I’m gonna be honest with you, I gave up on that Friday game pretty early on.  Our hitters let some opportunities slip in the first few innings, and the Rangers didn’t.  The last straw was the RBI double out of Beltre; the last thing I want to watch is Beltre succeeding like he’s doing.  So, I shut off the game and went to bed and woke up to the most pleasant surprise I could imagine.

The Mariners actually managed to give Felix a 3-0 lead going into the fifth inning on Saturday, but wouldn’t you know it?  This just wasn’t Felix’s day.  It also wasn’t really the bullpen’s day either, as we ended up losing 6-3.  There were chances late to come back, but three runs would be too much on this night.  Still, nice to see another homer out of Seager in this game.  And, Michael Saunders became only the second player on the team to leadoff the game, pushing Almonte to the 2-hole.

That brings us to Sunday.  Going into that game, we were winless on Sundays, and yesterday looked to continue the trend.  We were down 5-0 in the blink of an eye thanks to Brandon Maurer just not having it.  Still, I liked how we looked at the plate pretty much all day.  They shot us down in order through the first three innings, but after that, we put pressure on them pretty much every inning thereafter.  Not an easy task when you’ve got Willie Bloomquist, John Buck, and Cole Gillespie starting for you.

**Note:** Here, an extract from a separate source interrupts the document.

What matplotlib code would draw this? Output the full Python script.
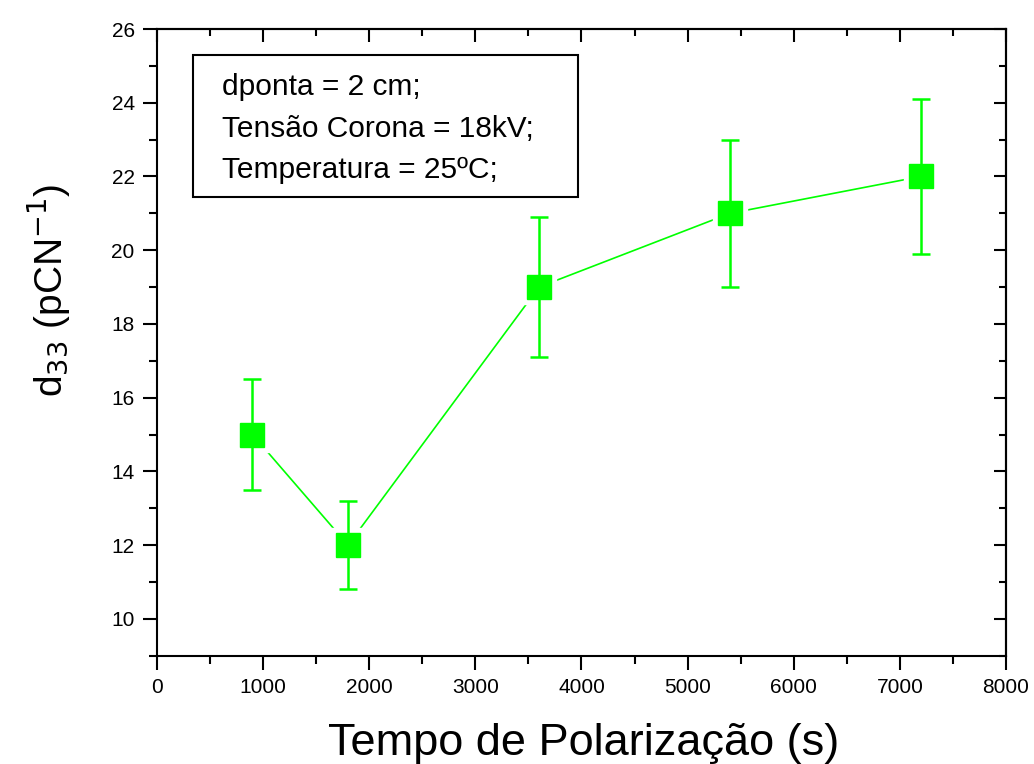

We slowly clawed our way back with 1 in the fourth, sixth, and seventh, leaving us at 5-3 going into the bottom of the eighth, with our bullpen set on shut-down mode after Maurer left.  Two quick strikeouts figured to put an end to our fight real quick, but then Smoak doubled to left (that a better fielder probably would have caught), Ackley reached on an infield single just out of reach of Beltre at third running to his left, and once again Kyle Seager came up to bat with runners on, late in the game, with the Mariners down.

And once again, Kyle Seager won the game with a 3-run home run, his second of the game and fifth of the week (the most shocking part of all, a 1-2-3 ninth inning out of Rodney to close it out).

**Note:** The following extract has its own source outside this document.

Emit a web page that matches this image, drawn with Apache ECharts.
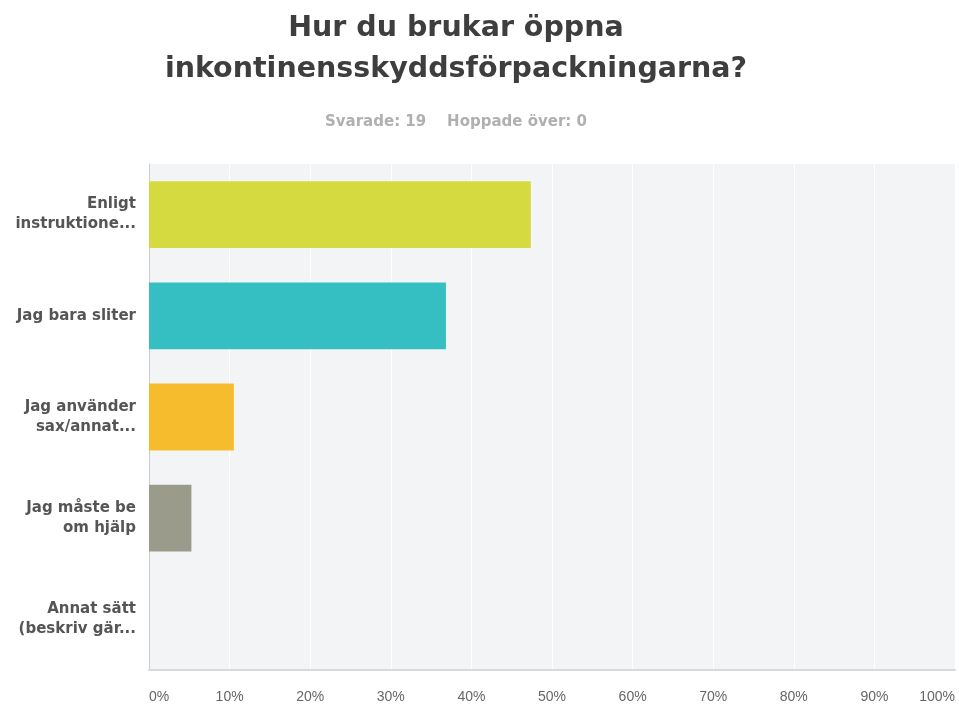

Let me tell you about Kyle Seager’s week, by the way.  He went into that final Astros game with a slash line of .156/.280/.219/.499.  Five days later, his line looks like this:  .228/.330/.468/.798.  That’s nearly 300 points of OPS in four games!  He had five homers (his first five of the season), 11 of his 12 RBI, and 9 of his season’s 17 hits over the last week.  In these six games, Seager went 9 of 22 and scored 8 of his season’s 10 runs.

He has these streaks in him.  That’s why everyone talks about how they don’t worry about Seager.  He’s a pro.  Like any pro, sometimes they dig themselves a huge hole.  But, if he’s worth his weight, he’ll dig himself out and make you forget all about the first three weeks of the season.  If Kyle Seager isn’t the A.L.’s player of the week, then I’ll be pissed.  I mean, he almost single-handedly won two of the last four games!

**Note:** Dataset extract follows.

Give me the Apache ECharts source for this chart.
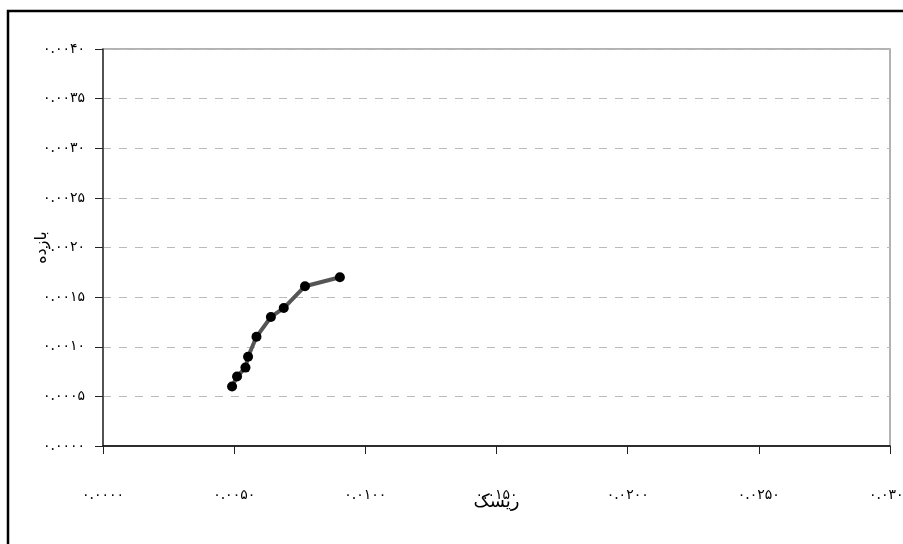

In other news, it’s nice that Almonte has finally been given a day off.  Not that I’m the biggest Michael Saunders fan in the world, but it would probably be a smart idea to go easy on the playing time of Almonte.

Stefen Romero is starting to really grow on me.  Here’s to hoping he gets more chances to play (and here’s to hoping he is actually allowed to hit against right handed pitchers once in a while).

Also, how about we scale back on the Willie Bloomquist, huh?  He’s giving me legitimate Chone Figgins flashbacks over here.

Hisashi Iwakuma can’t come back soon enough.  Right now, there are two MASSIVE black holes in our rotation.  Erasmo Ramirez probably shouldn’t be in the Major Leagues, and the same can be said for Brandon Maurer.  After today’s off-day, we play 17 games in 16 days (thanks inept Oakland groundscrew), so we might be stuck with one or both of them for the time being.  Given the way some of these starters are struggling to even go four innings, I bet we’re stuck with one of those guys as a long reliever until at least the middle of the month.

This bullpen has been plenty taxed of late.  On the plus side, if Sunday’s win against Texas is any indication, it looks like Danny Farquhar has supplanted Tom Wilhelmsen as the team’s 8th inning guy.  Baby steps for Lloyd McClendon.